Article By : Patrick Mansfield | U.S. Consumer Finance
Investing in mutual funds has been an important tool for many Americans to meet financial goals, such as funding their retirement accounts. Professional management and diversification are two major benefits of mutual funds. However, there are certain risks to these funds, which is par for the course for any investment. Investors should be aware that taxes and fees cut into a mutual fund's return. The negative and positive aspects of mutual fund investing must be weighed, and investors need to know how to select products that meet their risk tolerance and financial objectives.
No government agency, including the FDIC, insures or guarantees mutual funds. This rule also applies to funds that are purchased via a bank, even if the funds contain the bank's name.

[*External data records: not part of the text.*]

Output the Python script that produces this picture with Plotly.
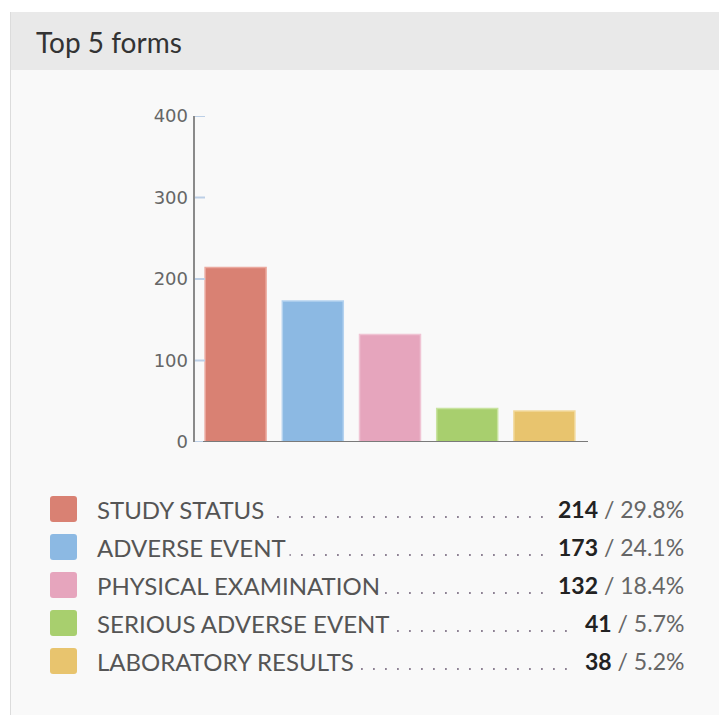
import plotly.graph_objects as go

# Form counts shown in the chart
forms = ["STUDY STATUS", "ADVERSE EVENT", "PHYSICAL EXAMINATION",
         "SERIOUS ADVERSE EVENT", "LABORATORY RESULTS"]
counts = [214, 173, 132, 41, 38]
share_labels = ["29.8%", "24.1%", "18.4%", "5.7%", "5.2%"]
bar_colors = ["#d98173", "#8cb9e3", "#e6a5bd", "#a8cf6e", "#e8c46e"]
edge_colors = ["#eba99e", "#b4d2ef", "#f0c4d4", "#c8e39f", "#f2d99c"]
y_ticks = [0, 100, 200, 300, 400]

W, H = 719, 715
L, R, T, B = 197, 136, 116, 273
PW, PH = W - L - R, H - T - B


def px(x):
    return (x - L) / PW


def py(y):
    return (H - B - y) / PH


fig = go.Figure()
fig.add_trace(go.Bar(
    x=forms, y=counts, width=0.79,
    marker=dict(color=bar_colors, line=dict(color=edge_colors, width=1.5)),
    hoverinfo="x+y",
))

shapes = [
    # card header and body
    dict(type="rect", xref="paper", yref="paper", x0=px(10), x1=px(740),
         y0=py(12), y1=py(70), fillcolor="#e9e9e9", line=dict(width=0), layer="below"),
    dict(type="rect", xref="paper", yref="paper", x0=px(10), x1=px(740),
         y0=py(70), y1=py(740), fillcolor="#f9f9f9", line=dict(width=0), layer="below"),
    dict(type="line", xref="paper", yref="paper", x0=px(10.5), x1=px(10.5),
         y0=py(12), y1=py(740), line=dict(color="#dcdcdc", width=1)),
]
# y axis tick marks and line
for v in y_ticks:
    shapes.append(dict(type="line", xref="paper", yref="y", x0=px(194), x1=px(205),
                       y0=v, y1=v, line=dict(color="#bccfe6", width=2)))
shapes.append(dict(type="line", xref="paper", yref="y", x0=px(194), x1=px(194),
                   y0=y_ticks[0], y1=y_ticks[-1], line=dict(color="#8a8a8a", width=2)))
# x axis baseline
shapes.append(dict(type="line", xref="paper", yref="y", x0=px(203), x1=px(588),
                   y0=0, y1=0, line=dict(color="#7a7a7a", width=2)))

annotations = [
    dict(text="Top 5 forms", xref="paper", yref="paper", x=px(34), y=py(42),
         xanchor="left", yanchor="middle", showarrow=False,
         font=dict(family="Lato", size=28, color="#333333")),
]

row0, row_step = 509, 38
for i, (name, n, share, c) in enumerate(zip(forms, counts, share_labels, bar_colors)):
    yc = row0 + i * row_step
    # rounded colour swatch
    x0, x1, y0, y1, r = px(50), px(77), py(yc + 13), py(yc - 13), 3
    rx, ry = r / PW, r / PH
    path = (f"M{x0 + rx},{y0} L{x1 - rx},{y0} Q{x1},{y0} {x1},{y0 + ry} "
            f"L{x1},{y1 - ry} Q{x1},{y1} {x1 - rx},{y1} L{x0 + rx},{y1} "
            f"Q{x0},{y1} {x0},{y1 - ry} L{x0},{y0 + ry} Q{x0},{y0} {x0 + rx},{y0} Z")
    shapes.append(dict(type="path", xref="paper", yref="paper", path=path,
                       fillcolor=c, line=dict(width=0)))
    # dotted leader
    shapes.append(dict(type="line", xref="paper", yref="paper",
                       x0=px(97), x1=px(684), y0=py(yc + 8), y1=py(yc + 8),
                       line=dict(color="#8e8294", width=1.8, dash="1.8px,10.2px")))
    annotations.append(dict(
        text=name, xref="paper", yref="paper", x=px(93), y=py(yc),
        xanchor="left", yanchor="middle", showarrow=False,
        bgcolor="#f9f9f9", borderpad=3,
        font=dict(family="Lato", size=24, color="#555555")))
    annotations.append(dict(
        text=f"<b><span style='color:#222222'>{n}</span></b> / {share}",
        xref="paper", yref="paper", x=px(694), y=py(yc),
        xanchor="right", yanchor="middle", showarrow=False,
        bgcolor="#f9f9f9", borderpad=9,
        font=dict(family="Lato", size=23, color="#666666")))

fig.update_layout(
    width=W, height=H,
    margin=dict(l=L, r=R, t=T, b=B),
    paper_bgcolor="#ffffff", plot_bgcolor="rgba(0,0,0,0)",
    showlegend=False, bargap=0.21,
    shapes=shapes, annotations=annotations,
    xaxis=dict(showticklabels=False, showgrid=False, zeroline=False,
               showline=False, ticks="", range=[-0.5, 4.5]),
    yaxis=dict(range=[0, 400], tickvals=y_ticks, showgrid=False, zeroline=False,
               showline=False, ticks="", ticklabelstandoff=8,
               tickfont=dict(family="DejaVu Sans", size=18, color="#666666")),
)

fig.write_html("out.html")
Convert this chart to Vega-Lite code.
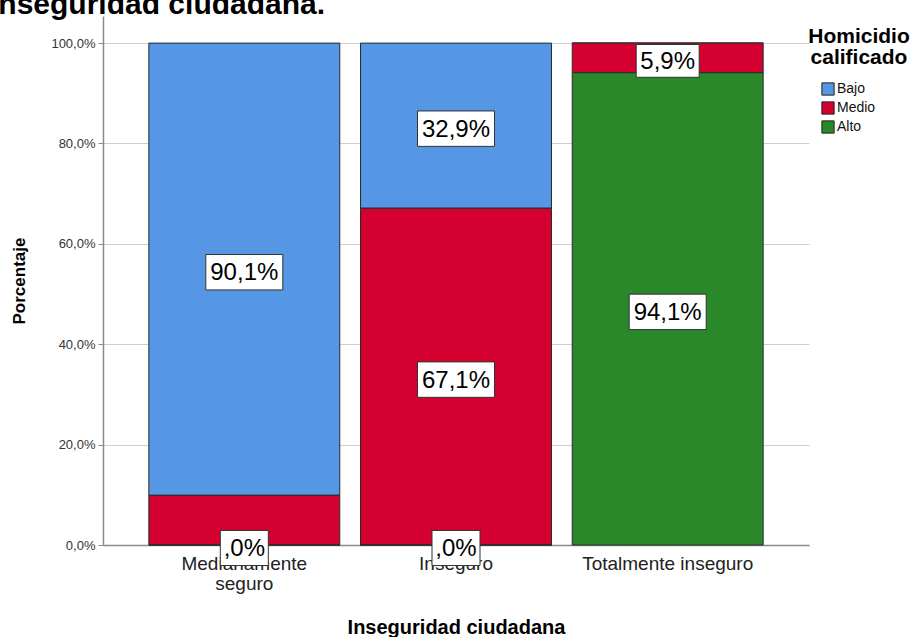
{
  "$schema": "https://vega.github.io/schema/vega-lite/v6.json",
  "width": 706,
  "height": 529,
  "autosize": {"type": "none"},
  "padding": {"left": 103, "top": 16, "right": 110, "bottom": 92},
  "background": "white",
  "title": {
    "text": "Inseguridad ciudadana.",
    "anchor": "start",
    "frame": "group",
    "font": "Liberation Sans",
    "fontSize": 30,
    "fontWeight": "bold",
    "color": "#000000",
    "baseline": "alphabetic",
    "offset": 0,
    "dx": -113,
    "dy": 28
  },
  "data": {
    "values": [
      {"categoria": "Medianamente seguro", "nivel": "Bajo", "codigo": 1, "valor": 90.1, "etiqueta": "90,1%"},
      {"categoria": "Medianamente seguro", "nivel": "Medio", "codigo": 2, "valor": 9.9, "etiqueta": ""},
      {"categoria": "Medianamente seguro", "nivel": "Alto", "codigo": 3, "valor": 0.0, "etiqueta": ",0%"},
      {"categoria": "Inseguro", "nivel": "Bajo", "codigo": 1, "valor": 32.9, "etiqueta": "32,9%"},
      {"categoria": "Inseguro", "nivel": "Medio", "codigo": 2, "valor": 67.1, "etiqueta": "67,1%"},
      {"categoria": "Inseguro", "nivel": "Alto", "codigo": 3, "valor": 0.0, "etiqueta": ",0%"},
      {"categoria": "Totalmente inseguro", "nivel": "Bajo", "codigo": 1, "valor": 0.0, "etiqueta": ""},
      {"categoria": "Totalmente inseguro", "nivel": "Medio", "codigo": 2, "valor": 5.9, "etiqueta": "5,9%"},
      {"categoria": "Totalmente inseguro", "nivel": "Alto", "codigo": 3, "valor": 94.1, "etiqueta": "94,1%"}
    ]
  },
  "config": {
    "view": {"stroke": null},
    "axis": {"labelFont": "Liberation Sans", "titleFont": "Liberation Sans", "titleColor": "#000000", "titleFontWeight": "bold"},
    "legend": {"labelFont": "Liberation Sans", "titleFont": "Liberation Sans"}
  },
  "encoding": {
    "x": {
      "field": "categoria",
      "type": "nominal",
      "sort": ["Medianamente seguro", "Inseguro", "Totalmente inseguro"],
      "scale": {"paddingInner": 0.098, "paddingOuter": 0.2165},
      "title": "Inseguridad ciudadana",
      "axis": {
        "labelAngle": 0,
        "ticks": false,
        "grid": false,
        "domainColor": "#8a8a8a",
        "domainWidth": 1.5,
        "labelFontSize": 19,
        "labelColor": "#222222",
        "labelPadding": 9,
        "labelLineHeight": 20,
        "labelExpr": "datum.label == 'Medianamente seguro' ? ['Medianamente', 'seguro'] : datum.label",
        "titleFontSize": 20,
        "titlePadding": 24
      }
    }
  },
  "layer": [
    {
      "mark": {"type": "bar", "stroke": "#2a2a2a", "strokeWidth": 1},
      "encoding": {
        "y": {
          "field": "valor",
          "type": "quantitative",
          "stack": "zero",
          "title": "Porcentaje",
          "scale": {"domain": [0, 105.4], "nice": false},
          "axis": {
            "values": [0, 20, 40, 60, 80, 100],
            "labelExpr": "replace(format(datum.value, '.1f'), '.', ',') + '%'",
            "grid": true,
            "gridColor": "#cfcfcf",
            "gridWidth": 1,
            "domainColor": "#8a8a8a",
            "domainWidth": 1.5,
            "tickColor": "#8a8a8a",
            "tickSize": 5,
            "labelFontSize": 13,
            "labelColor": "#333333",
            "labelPadding": 3,
            "titleFontSize": 17,
            "titlePadding": 22
          }
        },
        "color": {
          "field": "nivel",
          "type": "nominal",
          "scale": {"domain": ["Bajo", "Medio", "Alto"], "range": ["#5596E5", "#D40030", "#2A882A"]},
          "legend": {
            "title": ["Homicidio", "calificado"],
            "orient": "none",
            "legendX": 705,
            "legendY": 10,
            "titleFontSize": 21,
            "titleFontWeight": "bold",
            "titleColor": "#000000",
            "titleLineHeight": 21,
            "titleAlign": "center",
            "titleAnchor": "middle",
            "titlePadding": 14,
            "symbolType": "square",
            "symbolSize": 150,
            "symbolStrokeColor": "#222222",
            "symbolStrokeWidth": 1,
            "symbolOpacity": 1,
            "symbolOffset": -22,
            "labelFontSize": 14,
            "labelColor": "#111111",
            "labelOffset": 2,
            "rowPadding": 1
          }
        },
        "order": {"field": "codigo", "sort": "descending"}
      }
    },
    {
      "transform": [
        {"stack": "valor", "groupby": ["categoria"], "sort": [{"field": "codigo", "order": "descending"}], "as": ["v0", "v1"]},
        {"filter": "datum.etiqueta != ''"},
        {"fold": ["v0", "v1"], "as": ["extremo", "pos"]}
      ],
      "encoding": {
        "y": {"aggregate": "mean", "field": "pos", "type": "quantitative", "title": "Porcentaje"},
        "detail": [{"field": "nivel"}, {"field": "etiqueta"}]
      },
      "layer": [
        {
          "transform": [{"filter": "length(datum.etiqueta) == 5"}],
          "mark": {"type": "point", "shape": "M-1,-0.46H1V0.46H-1Z", "size": 5929, "filled": true, "fill": "white", "stroke": "#333333", "strokeWidth": 1, "opacity": 1, "yOffset": 3}
        },
        {
          "transform": [{"filter": "length(datum.etiqueta) == 4"}],
          "mark": {"type": "point", "shape": "M-1,-0.52H1V0.52H-1Z", "size": 3969, "filled": true, "fill": "white", "stroke": "#333333", "strokeWidth": 1, "opacity": 1, "yOffset": 3}
        },
        {
          "transform": [{"filter": "length(datum.etiqueta) == 3"}],
          "mark": {"type": "point", "shape": "M-1,-0.73H1V0.73H-1Z", "size": 2304, "filled": true, "fill": "white", "stroke": "#333333", "strokeWidth": 1, "opacity": 1, "yOffset": 3}
        },
        {
          "mark": {"type": "text", "font": "Liberation Sans", "fontSize": 24, "color": "#000000", "baseline": "middle", "align": "center", "dy": 4},
          "encoding": {"text": {"field": "etiqueta", "type": "nominal"}}
        }
      ]
    }
  ]
}
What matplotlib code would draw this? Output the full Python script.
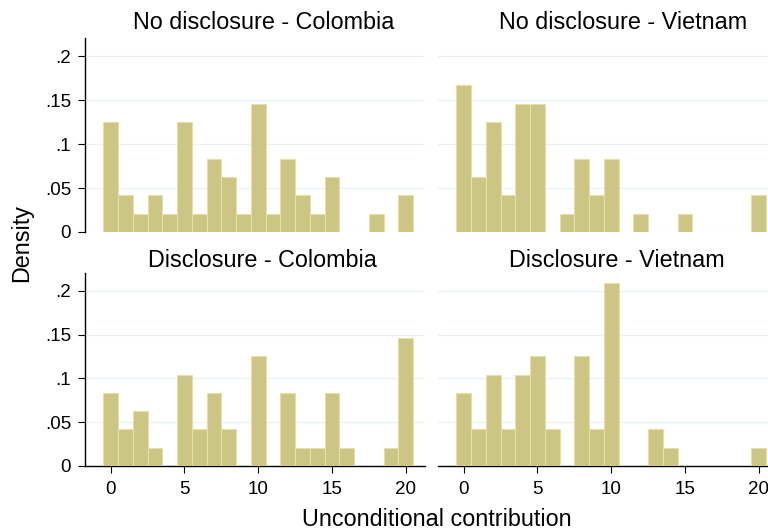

Investors should keep in mind that it is possible to lose money on mutual funds.
Although a fund's prior performance does not correlate with its future performance, it can help investors determine the fund's long-term volatility.
Mutual Funds and Their Operations Defined
Similar to an Exchange Traded Fund, or ETF, companies gather money from multiple investors, and they funnel the money into bonds, stocks, and other assets or securities to form a mutual fund. The fund's combined holdings are called a portfolio. Every share in the portfolio depicts each investor's proportionate ownership in the holdings and the holdings' income.
There are several characteristics that set apart mutual funds, which are:
Fund shares are purchased from the fund or the fund's broker as opposed to secondary market investors such as those who participate in the Nasdaq Stock Market or New York Stock Exchange.
Investors can sell shares to the fund from which they came, making mutual funds “redeemable.” Mutual funds sell and create fresh shares for new investors; therefore, funds sell shares continuously unless they grow too big.
SEC-registered “investment advisers” are separate entities who manage a mutual fund's investment portfolio.
Pros and Cons Of Mutual Funds
All investments have positive and negative points. Of course, certain aspects that hold importance with one investor may not carry the same weight with a different investor. The investor's circumstances determine whether any given feature is advantageous. Some investors find mutual funds to be favorable investments because they offer the following four attributes.
A few mutual funds set comparably low initial purchase or monthly purchase prices to attract those who do not have much money to invest. Some mutual funds offer low prices on both purchases.
This investment strategy dictates investors spread their investments among a wide array of sectors and companies to reduce losses if a sector or company fails. In some cases, investors can better diversify their investments by choosing to own mutual funds instead of individual bonds and stocks.
Investors can quickly redeem their mutual fund shares at the present NAV.
Professional Management: All the securities purchased by a mutual fund are overseen by a professional money manager who researches, chooses and monitors the securities' performance.